How do I get to Udzungwa Mountains National Park?

From Iringa, the drive to Udzungwa takes 2–4 hours depending on route. The park gate is near Mang'ula village, which is accessible by public bus from Dar es Salaam. Udzungwa is approximately 1 hour's drive from Mikumi National Park, making the Mikumi–Udzungwa combination a natural short circuit from Dar. The park has no internal roads — all movement inside is on foot.

Is Udzungwa Mountains good for birdwatching?

Yes. Udzungwa is one of Tanzania's most significant birding sites, supporting 25 of the 34 restricted-range bird species found in the Tanzania-Malawi mountain Endemic Bird Area. The flagship species is the Udzungwa Forest Partridge (Xenoperdix udzungwensis), an Eastern Arc endemic first described in 1991 and considered one of the most significant ornithological discoveries of the 20th century in Africa. The Rufous-winged Sunbird is a Tanzanian endemic found here alongside numerous other Eastern Arc specialists.
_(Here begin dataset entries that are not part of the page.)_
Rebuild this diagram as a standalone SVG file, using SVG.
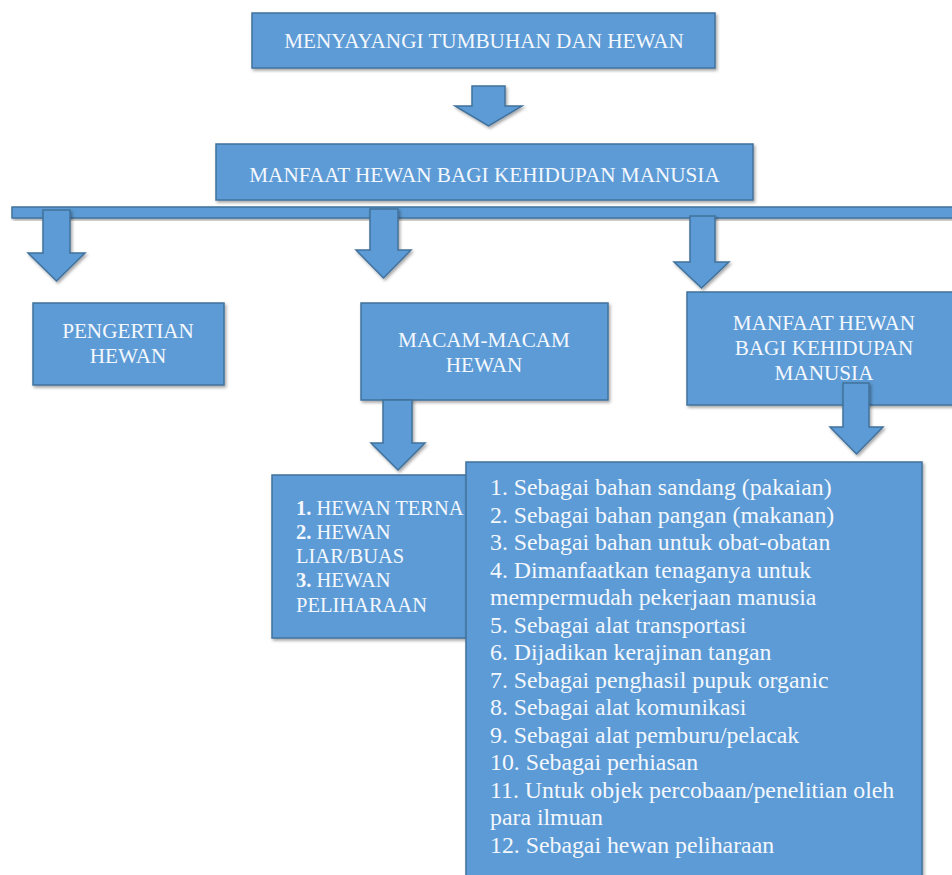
<svg xmlns="http://www.w3.org/2000/svg" width="952" height="875" viewBox="0 0 952 875">
<defs>
<filter id="sh" x="-10%" y="-10%" width="130%" height="130%">
<feDropShadow dx="1.5" dy="2" stdDeviation="1.5" flood-color="#000" flood-opacity="0.35"/>
</filter>
<style>
.box{fill:#5B9BD5;stroke:#41719C;stroke-width:1.5;filter:url(#sh)}
.arr{fill:#5B9BD5;stroke:#41719C;stroke-width:1.5;stroke-linejoin:miter;filter:url(#sh)}
.t{font-family:"Liberation Serif","Times New Roman",serif;fill:#F4F8FE}
.h{font-size:21.2px;text-anchor:middle}
.s{font-size:20.5px}
.l{font-size:23.8px}
</style>
</defs>
<rect width="952" height="875" fill="#ffffff"/>
<g id="node-top">
<rect class="box" x="252" y="13" width="463" height="55"/>
<text class="t h" x="484" y="48">MENYAYANGI TUMBUHAN DAN HEWAN</text>
</g>
<g id="node-manfaat-main">
<rect class="box" x="216" y="144" width="537" height="56"/>
<text class="t h" x="484.5" y="182">MANFAAT HEWAN BAGI KEHIDUPAN MANUSIA</text>
</g>
<g id="node-pengertian">
<rect class="box" x="33" y="303" width="191" height="82"/>
<text class="t h" x="128" y="338">PENGERTIAN</text>
<text class="t h" x="128" y="363">HEWAN</text>
</g>
<g id="node-macam">
<rect class="box" x="361" y="303" width="247" height="97"/>
<text class="t h" x="484" y="347">MACAM-MACAM</text>
<text class="t h" x="484" y="372">HEWAN</text>
</g>
<g id="node-manfaat">
<rect class="box" x="687" y="292" width="280" height="113"/>
<text class="t h" x="824" y="330">MANFAAT HEWAN</text>
<text class="t h" x="824" y="355">BAGI KEHIDUPAN</text>
<text class="t h" x="824" y="380">MANUSIA</text>
</g>
<g id="node-macam-list">
<rect class="box" x="272" y="475" width="220" height="163"/>
<text class="t s" x="296" y="515"><tspan font-weight="bold">1.</tspan> HEWAN TERNA</text>
<text class="t s" x="296" y="539"><tspan font-weight="bold">2.</tspan> HEWAN</text>
<text class="t s" x="296" y="563">LIAR/BUAS</text>
<text class="t s" x="296" y="587"><tspan font-weight="bold">3.</tspan> HEWAN</text>
<text class="t s" x="296" y="612">PELIHARAAN</text>
</g>
<g id="node-manfaat-list">
<rect class="box" x="466" y="462" width="456" height="420"/>
<text class="t l" x="490" y="495">1. Sebagai bahan sandang (pakaian)</text>
<text class="t l" x="490" y="522.5">2. Sebagai bahan pangan (makanan)</text>
<text class="t l" x="490" y="550">3. Sebagai bahan untuk obat-obatan</text>
<text class="t l" x="490" y="577.5">4. Dimanfaatkan tenaganya untuk</text>
<text class="t l" x="490" y="605">mempermudah pekerjaan manusia</text>
<text class="t l" x="490" y="632.5">5. Sebagai alat transportasi</text>
<text class="t l" x="490" y="660">6. Dijadikan kerajinan tangan</text>
<text class="t l" x="490" y="687.5">7. Sebagai penghasil pupuk organic</text>
<text class="t l" x="490" y="715">8. Sebagai alat komunikasi</text>
<text class="t l" x="490" y="742.5">9. Sebagai alat pemburu/pelacak</text>
<text class="t l" x="490" y="770">10. Sebagai perhiasan</text>
<text class="t l" x="490" y="797.5">11. Untuk objek percobaan/penelitian oleh</text>
<text class="t l" x="490" y="825">para ilmuan</text>
<text class="t l" x="490" y="852.5">12. Sebagai hewan peliharaan</text>
</g>
<g id="connectors">
<polygon class="arr" points="472,86 505,86 505,106 522,106 488.5,126 455,106 472,106"/>
<rect class="arr" x="12" y="207" width="950" height="11"/>
<polygon class="arr" points="43,210 70,210 70,253 85,253 56.5,281 28,253 43,253"/>
<polygon class="arr" points="370,209 398,209 398,250 411,250 383.5,278 356,250 370,250"/>
<polygon class="arr" points="690,216 715,216 715,262 729,262 701.5,288 674,262 690,262"/>
<polygon class="arr" points="383,400 412,400 412,443 425,443 398,470 371,443 383,443"/>
<polygon class="arr" points="843,383 869,383 869,427 883,427 856.5,454 830,427 843,427"/>
</g>
</svg>
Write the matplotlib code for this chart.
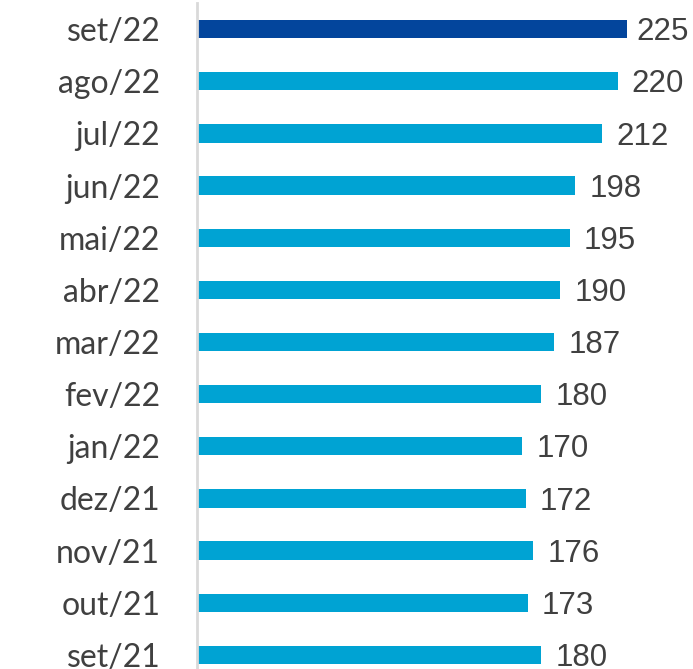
import matplotlib.pyplot as plt

plt.rcParams['font.family'] = ['Liberation Sans', 'DejaVu Sans']

# data, bottom to top
months = ["set/21", "out/21", "nov/21", "dez/21", "jan/22", "fev/22", "mar/22",
          "abr/22", "mai/22", "jun/22", "jul/22", "ago/22", "set/22"]
values = [180, 173, 176, 172, 170, 180, 187, 190, 195, 198, 212, 220, 225]

LIGHT = "#00A3D3"
DARK = "#03459C"
TEXT = "#404040"

fig = plt.figure(figsize=(6.93, 6.69), dpi=100)
ax = fig.add_axes([197 / 693, 0, 1 - 197 / 693, 666 / 669])

pos = list(range(len(months)))
colors = [LIGHT] * (len(months) - 1) + [DARK]
ax.barh(pos, values, height=0.35, color=colors)

for y, v in zip(pos, values):
    off = 5 if v == max(values) else 7.5
    ax.text(v + off, y - 0.06, str(v), va="center", ha="left",
            fontsize=22.5, color=TEXT, family=["Liberation Sans", "DejaVu Sans"])

ax.set_xlim(0, 259.5)
ax.set_ylim(-0.27, 12.5)
ax.set_yticks(pos)
ax.set_yticklabels(months, fontsize=23, color=TEXT, family=["Lato", "DejaVu Sans"])
ax.tick_params(axis="y", length=0, pad=26.5)
ax.set_xticks([])

for side in ["top", "right", "bottom"]:
    ax.spines[side].set_visible(False)
ax.spines["left"].set_color("#D9D9D9")
ax.spines["left"].set_linewidth(2)

fig.savefig("out.png", dpi=100)
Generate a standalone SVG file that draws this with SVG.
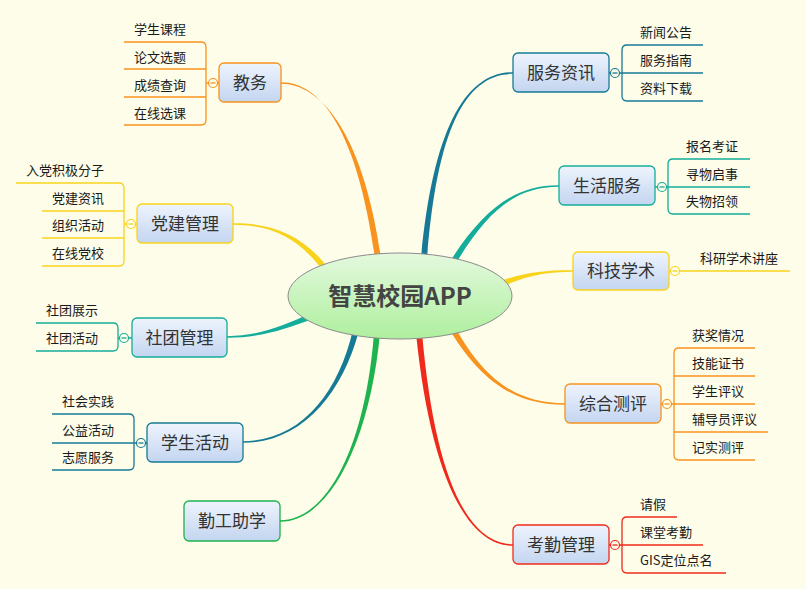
<svg xmlns="http://www.w3.org/2000/svg" width="806" height="589" viewBox="0 0 806 589">
<defs>
<linearGradient id="gNode" x1="0" y1="0" x2="0" y2="1"><stop offset="0" stop-color="#eef4fd"/><stop offset="1" stop-color="#c3d5f0"/></linearGradient>
<linearGradient id="gCenter" x1="0" y1="0" x2="0" y2="1"><stop offset="0" stop-color="#e4f9de"/><stop offset="1" stop-color="#aeef9e"/></linearGradient>
<style>
.nd{fill:url(#gNode);stroke-width:1.3}
.nt{font-family:"Noto Sans CJK SC","Microsoft YaHei",sans-serif;font-size:17px;fill:#333;text-anchor:middle}
.ct{font-family:"Noto Sans CJK SC","Microsoft YaHei",sans-serif;font-size:13px;fill:#1a1a1a}
.br{fill:none;stroke-width:1.3}
.cc{fill:#fdfde9;stroke-width:1.2}
.orange{stroke:#f7931e}
.yellow{stroke:#f8d31c}
.teal{stroke:#14ad9b}
.blue{stroke:#167a96}
.green{stroke:#1db34f}
.red{stroke:#ef2a1c}
</style>
</defs>
<rect x="0" y="0" width="806" height="589" fill="#fdfde9"/>
<g id="connectors">
<path fill="#f7931e" d="M381,258 C363,131 320,84 281,83.8 L281,82.2 C320,82 357,129 375,258 Z"/>
<path fill="#f8d31c" d="M328.4,268.2 C302,233.5 270,223 233,223.2 L233,224.8 C270,225 298,236.5 323.6,271.8 Z"/>
<path fill="#14ad9b" d="M310.9,313.2 C284.2,325 260,336 227,336.2 L227,337.8 C260,338 285.8,329 313.1,318.8 Z"/>
<path fill="#167a96" d="M353.1,329.3 C338.1,394.5 300,441 243,441.2 L243,442.8 C300,443 341.9,395.5 358.9,330.7 Z"/>
<path fill="#1db34f" d="M374,332.7 C366,439.8 330,520 280,520.2 L280,521.8 C330,522 370,440.2 380,333.3 Z"/>
<path fill="#167a96" d="M427,259.3 C437,130.2 465,74 513,73.8 L513,72.2 C465,72 433,129.8 421,258.7 Z"/>
<path fill="#14ad9b" d="M454.6,265.6 C486.7,211 515,187 559,186.8 L559,185.2 C515,185 483.3,209 449.4,262.4 Z"/>
<path fill="#f8d31c" d="M499.1,287.8 C525.8,275.9 545,272 573,271.8 L573,270.2 C545,270 524.2,272.1 496.9,282.2 Z"/>
<path fill="#f7931e" d="M449.4,329.5 C483.3,386 520,405 565,404.8 L565,403.2 C520,403 486.7,384 454.6,326.5 Z"/>
<path fill="#ef2a1c" d="M416,333.3 C430,470.2 465,546 513,545.8 L513,544.2 C465,544 434,469.8 422,332.7 Z"/>
<!-- child brackets -->
<path class="br orange" d="M124,42 H201 Q206,42 206,47 V120 Q206,125 201,125 H124 M124,69 H206 M124,97 H206 M206,83 H219"/>
<path class="br yellow" d="M16,183 H119 Q124,183 124,188 V261 Q124,266 119,266 H42 M42,211 H124 M42,238 H124 M124,224 H137"/>
<path class="br teal" d="M36,323 H113 Q118,323 118,328 V346 Q118,351 113,351 H36 M118,338 H132"/>
<path class="br blue" d="M52,414 H129 Q134,414 134,419 V465 Q134,470 129,470 H52 M52,443 H147"/>
<path class="br blue" d="M703,45 H627 Q622,45 622,50 V96 Q622,101 627,101 H703 M609,73 H703"/>
<path class="br teal" d="M750,159 H673 Q668,159 668,164 V209 Q668,214 673,214 H750 M655,187 H750"/>
<path class="br yellow" d="M669,271 H790"/>
<path class="br orange" d="M755,348 H679 Q674,348 674,353 V455 Q674,460 679,460 H755 M674,376 H755 M661,404 H755 M674,432 H768"/>
<path class="br red" d="M677,517 H627 Q622,517 622,522 V568 Q622,573 627,573 H726 M609,545 H703"/>
</g>
<g id="center">
<ellipse cx="400" cy="296" rx="112" ry="43" fill="url(#gCenter)" stroke="#8c8c8c" stroke-width="1"/>
<text x="400" y="305" font-family="'Noto Sans CJK SC','Microsoft YaHei',sans-serif" font-size="24" font-weight="bold" fill="#444" text-anchor="middle">智慧校园APP</text>
</g>
<g id="n-jiaowu">
<rect class="nd orange" x="219" y="63" width="62" height="39" rx="5"/>
<text class="nt" x="250" y="88.5">教务</text>
<circle class="cc orange" cx="213" cy="83" r="4.5"/><path class="br orange" d="M210.5,83 H215.5"/>
<text class="ct" x="134" y="34">学生课程</text>
<text class="ct" x="134" y="62">论文选题</text>
<text class="ct" x="134" y="90">成绩查询</text>
<text class="ct" x="134" y="118">在线选课</text>
</g>
<g id="n-dangjian">
<rect class="nd yellow" x="137" y="204" width="96" height="39" rx="5"/>
<text class="nt" x="185" y="229.5">党建管理</text>
<circle class="cc yellow" cx="131" cy="224" r="4.5"/><path class="br yellow" d="M128.5,224 H133.5"/>
<text class="ct" x="26" y="175">入党积极分子</text>
<text class="ct" x="52" y="203">党建资讯</text>
<text class="ct" x="52" y="230">组织活动</text>
<text class="ct" x="52" y="258">在线党校</text>
</g>
<g id="n-shetuan">
<rect class="nd teal" x="132" y="318" width="95" height="39" rx="5"/>
<text class="nt" x="179.5" y="343.5">社团管理</text>
<circle class="cc teal" cx="124" cy="338" r="4.5"/><path class="br teal" d="M121.5,338 H126.5"/>
<text class="ct" x="46" y="315">社团展示</text>
<text class="ct" x="46" y="343">社团活动</text>
</g>
<g id="n-xuesheng">
<rect class="nd blue" x="147" y="423" width="96" height="39" rx="5"/>
<text class="nt" x="195" y="448.5">学生活动</text>
<circle class="cc blue" cx="141" cy="443" r="4.5"/><path class="br blue" d="M138.5,443 H143.5"/>
<text class="ct" x="62" y="406">社会实践</text>
<text class="ct" x="62" y="435">公益活动</text>
<text class="ct" x="62" y="462">志愿服务</text>
</g>
<g id="n-qingong">
<rect class="nd green" x="184" y="501" width="96" height="40" rx="5"/>
<text class="nt" x="232" y="527">勤工助学</text>
</g>
<g id="n-fuwu">
<rect class="nd blue" x="513" y="53" width="96" height="39" rx="5"/>
<text class="nt" x="561" y="78.5">服务资讯</text>
<circle class="cc blue" cx="615" cy="73" r="4.5"/><path class="br blue" d="M612.5,73 H617.5"/>
<text class="ct" x="640" y="37">新闻公告</text>
<text class="ct" x="640" y="65">服务指南</text>
<text class="ct" x="640" y="93">资料下载</text>
</g>
<g id="n-shenghuo">
<rect class="nd teal" x="559" y="166" width="96" height="39" rx="5"/>
<text class="nt" x="607" y="191.5">生活服务</text>
<circle class="cc teal" cx="662" cy="187" r="4.5"/><path class="br teal" d="M659.5,187 H664.5"/>
<text class="ct" x="686" y="151">报名考证</text>
<text class="ct" x="686" y="179">寻物启事</text>
<text class="ct" x="686" y="206">失物招领</text>
</g>
<g id="n-keji">
<rect class="nd yellow" x="573" y="252" width="96" height="38" rx="5"/>
<text class="nt" x="621" y="277">科技学术</text>
<circle class="cc yellow" cx="675" cy="271" r="4.5"/><path class="br yellow" d="M672.5,271 H677.5"/>
<text class="ct" x="700" y="263">科研学术讲座</text>
</g>
<g id="n-zonghe">
<rect class="nd orange" x="565" y="384" width="96" height="39" rx="5"/>
<text class="nt" x="613" y="409.5">综合测评</text>
<circle class="cc orange" cx="667" cy="404" r="4.5"/><path class="br orange" d="M664.5,404 H669.5"/>
<text class="ct" x="692" y="340">获奖情况</text>
<text class="ct" x="692" y="368">技能证书</text>
<text class="ct" x="692" y="396">学生评议</text>
<text class="ct" x="692" y="424">辅导员评议</text>
<text class="ct" x="692" y="452">记实测评</text>
</g>
<g id="n-kaoqin">
<rect class="nd red" x="513" y="525" width="96" height="39" rx="5"/>
<text class="nt" x="561" y="550.5">考勤管理</text>
<circle class="cc red" cx="615" cy="545" r="4.5"/><path class="br red" d="M612.5,545 H617.5"/>
<text class="ct" x="640" y="509">请假</text>
<text class="ct" x="640" y="537">课堂考勤</text>
<text class="ct" x="640" y="565">GIS定位点名</text>
</g>
</svg>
What is the total daily cost including guide fee?

Park entry is USD 35.40 per adult per day (non-resident, 2024/25 TANAPA rates). Guide fees are charged separately at the park gate — reported at approximately USD 20 per person per day. Total minimum cost for a Sanje Falls day hike is therefore around USD 55 per person before accommodation and transport. Multi-day trails add campsite fees at the park's designated campsites. The Twiga Campsite inside the park boundary is the main base for overnight expeditions, with additional campsites along the Lumemo route.

What is the difference between the Sanje, Mwanihana, and Lumemo trails?

Sanje Falls trail is a 6 km day hike gaining 450 m in elevation — the park's most popular trail, suitable as a half-day excursion taking 4–5 hours. The Mwanihana Trail is a 2-night expedition that reaches higher-altitude montane forest zones with a different bird community from the lowland Sanje trail. The Lumemo Trail is the park's longest route, covering 38–65 km depending on route configuration and taking 3–5 days; the official TANAPA description rates it moderate to difficult with long steep sections. All multi-day trails require camping inside the park.